Information supplied:
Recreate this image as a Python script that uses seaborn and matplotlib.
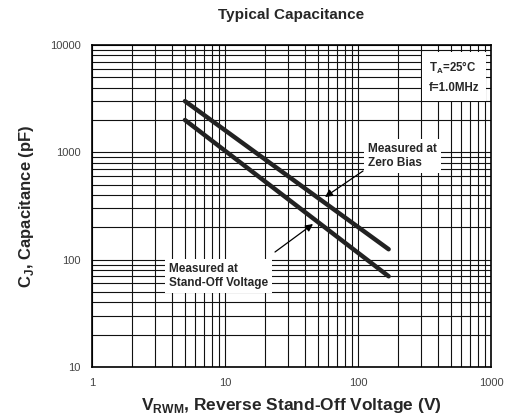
import matplotlib
matplotlib.use("Agg")
import matplotlib.pyplot as plt
import seaborn as sns
import pandas as pd
import numpy as np
from matplotlib.ticker import LogLocator, FixedLocator, NullFormatter, FixedFormatter

# Data
zero_bias_v = [5, 170]
zero_bias_c = [3000, 125]
standoff_v = [5, 170]
standoff_c = [2000, 70]
x_ticks = [1, 10, 100, 1000]
x_tick_labels = ["1", "10", "100", "1000"]
y_ticks = [10, 100, 1000, 10000]
y_tick_labels = ["10", "100", "1000", "10000"]

df = pd.concat([
    pd.DataFrame({"V": zero_bias_v, "C": zero_bias_c, "series": "Zero Bias"}),
    pd.DataFrame({"V": standoff_v, "C": standoff_c, "series": "Stand-Off"}),
])

sns.set_style("white")
plt.rcParams["font.family"] = ["Liberation Sans", "DejaVu Sans"]
plt.rcParams["mathtext.fontset"] = "custom"
plt.rcParams["mathtext.rm"] = "Liberation Sans"
plt.rcParams["mathtext.bf"] = "Liberation Sans:bold"

fig = plt.figure(figsize=(5.10, 4.19), dpi=100)
ax = fig.add_axes([92/510, 1-367/419, 399/510, 322/419])

sns.lineplot(data=df, x="V", y="C", units="series", estimator=None,
             color="#222222", lw=3.2, ax=ax, legend=False)
ax.set_xscale("log")
ax.set_yscale("log")
ax.set_xlim(1, 1000)
ax.set_ylim(10, 10000)

ax.xaxis.set_major_locator(FixedLocator(x_ticks))
ax.xaxis.set_major_formatter(FixedFormatter(x_tick_labels))
ax.yaxis.set_major_locator(FixedLocator(y_ticks))
ax.yaxis.set_major_formatter(FixedFormatter(y_tick_labels))
ax.xaxis.set_minor_locator(LogLocator(base=10, subs=np.arange(2, 10)))
ax.yaxis.set_minor_locator(LogLocator(base=10, subs=np.arange(2, 10)))
ax.xaxis.set_minor_formatter(NullFormatter())
ax.yaxis.set_minor_formatter(NullFormatter())

ax.grid(True, which="both", color="#111111", lw=0.8)
ax.set_axisbelow(True)
ax.tick_params(axis="both", which="major", direction="out", length=5, width=0.8,
               labelsize=8, color="black", labelcolor="#444444", pad=3)
ax.tick_params(axis="both", which="minor", length=0)
for s in ax.spines.values():
    s.set_color("black")
    s.set_linewidth(1.2)

ax.set_title("Typical Capacitance", fontsize=11, fontweight="bold", pad=19)
ax.set_xlabel(r"V$_{\mathbf{RWM}}$, Reverse Stand-Off Voltage (V)", fontsize=12.5,
              fontweight="bold", labelpad=6)
ax.set_ylabel(r"C$_{\mathbf{J}}$, Capacitance (pF)", fontsize=12, fontweight="bold",
              labelpad=10)

def af(px, py):
    return ((px - 92) / 399, (367 - py) / 322)

box = dict(facecolor="white", edgecolor="none", pad=3)
ax.text(*af(429, 77), "T$_{\\mathbf{A}}$=25°C\nf=1.0MHz", transform=ax.transAxes,
        fontsize=8.3, fontweight="bold", ha="left", va="center", linespacing=1.6,
        bbox=dict(facecolor="white", edgecolor="none", pad=5))
ax.text(*af(368, 156), "Measured at\nZero Bias", transform=ax.transAxes,
        fontsize=8.5, fontweight="bold", ha="left", va="center", linespacing=1.25,
        bbox=box)
ax.text(*af(169, 276), "Measured at\nStand-Off Voltage", transform=ax.transAxes,
        fontsize=8.5, fontweight="bold", ha="left", va="center", linespacing=1.25,
        bbox=box)

arrow = dict(arrowstyle="-|>", color="black", lw=0.9, mutation_scale=11,
             shrinkA=0, shrinkB=0)
ax.annotate("", xy=af(325, 197), xytext=af(363, 171), xycoords="axes fraction",
            textcoords="axes fraction", arrowprops=arrow)
ax.annotate("", xy=af(313, 224), xytext=af(275, 252), xycoords="axes fraction",
            textcoords="axes fraction", arrowprops=arrow)

fig.savefig("out.png", dpi=100)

Prompt: Quote all the lines above exactly as given. Do not include the pictures.

Solved exercise:
Recreate this image as a Python script that uses seaborn and matplotlib.
import matplotlib
matplotlib.use("Agg")
import matplotlib.pyplot as plt
import seaborn as sns
import pandas as pd
import numpy as np
from matplotlib.ticker import LogLocator, FixedLocator, NullFormatter, FixedFormatter

# Data
zero_bias_v = [5, 170]
zero_bias_c = [3000, 125]
standoff_v = [5, 170]
standoff_c = [2000, 70]
x_ticks = [1, 10, 100, 1000]
x_tick_labels = ["1", "10", "100", "1000"]
y_ticks = [10, 100, 1000, 10000]
y_tick_labels = ["10", "100", "1000", "10000"]

df = pd.concat([
    pd.DataFrame({"V": zero_bias_v, "C": zero_bias_c, "series": "Zero Bias"}),
    pd.DataFrame({"V": standoff_v, "C": standoff_c, "series": "Stand-Off"}),
])

sns.set_style("white")
plt.rcParams["font.family"] = ["Liberation Sans", "DejaVu Sans"]
plt.rcParams["mathtext.fontset"] = "custom"
plt.rcParams["mathtext.rm"] = "Liberation Sans"
plt.rcParams["mathtext.bf"] = "Liberation Sans:bold"

fig = plt.figure(figsize=(5.10, 4.19), dpi=100)
ax = fig.add_axes([92/510, 1-367/419, 399/510, 322/419])

sns.lineplot(data=df, x="V", y="C", units="series", estimator=None,
             color="#222222", lw=3.2, ax=ax, legend=False)
ax.set_xscale("log")
ax.set_yscale("log")
ax.set_xlim(1, 1000)
ax.set_ylim(10, 10000)

ax.xaxis.set_major_locator(FixedLocator(x_ticks))
ax.xaxis.set_major_formatter(FixedFormatter(x_tick_labels))
ax.yaxis.set_major_locator(FixedLocator(y_ticks))
ax.yaxis.set_major_formatter(FixedFormatter(y_tick_labels))
ax.xaxis.set_minor_locator(LogLocator(base=10, subs=np.arange(2, 10)))
ax.yaxis.set_minor_locator(LogLocator(base=10, subs=np.arange(2, 10)))
ax.xaxis.set_minor_formatter(NullFormatter())
ax.yaxis.set_minor_formatter(NullFormatter())

ax.grid(True, which="both", color="#111111", lw=0.8)
ax.set_axisbelow(True)
ax.tick_params(axis="both", which="major", direction="out", length=5, width=0.8,
               labelsize=8, color="black", labelcolor="#444444", pad=3)
ax.tick_params(axis="both", which="minor", length=0)
for s in ax.spines.values():
    s.set_color("black")
    s.set_linewidth(1.2)

ax.set_title("Typical Capacitance", fontsize=11, fontweight="bold", pad=19)
ax.set_xlabel(r"V$_{\mathbf{RWM}}$, Reverse Stand-Off Voltage (V)", fontsize=12.5,
              fontweight="bold", labelpad=6)
ax.set_ylabel(r"C$_{\mathbf{J}}$, Capacitance (pF)", fontsize=12, fontweight="bold",
              labelpad=10)

def af(px, py):
    return ((px - 92) / 399, (367 - py) / 322)

box = dict(facecolor="white", edgecolor="none", pad=3)
ax.text(*af(429, 77), "T$_{\\mathbf{A}}$=25°C\nf=1.0MHz", transform=ax.transAxes,
        fontsize=8.3, fontweight="bold", ha="left", va="center", linespacing=1.6,
        bbox=dict(facecolor="white", edgecolor="none", pad=5))
ax.text(*af(368, 156), "Measured at\nZero Bias", transform=ax.transAxes,
        fontsize=8.5, fontweight="bold", ha="left", va="center", linespacing=1.25,
        bbox=box)
ax.text(*af(169, 276), "Measured at\nStand-Off Voltage", transform=ax.transAxes,
        fontsize=8.5, fontweight="bold", ha="left", va="center", linespacing=1.25,
        bbox=box)

arrow = dict(arrowstyle="-|>", color="black", lw=0.9, mutation_scale=11,
             shrinkA=0, shrinkB=0)
ax.annotate("", xy=af(325, 197), xytext=af(363, 171), xycoords="axes fraction",
            textcoords="axes fraction", arrowprops=arrow)
ax.annotate("", xy=af(313, 224), xytext=af(275, 252), xycoords="axes fraction",
            textcoords="axes fraction", arrowprops=arrow)

fig.savefig("out.png", dpi=100)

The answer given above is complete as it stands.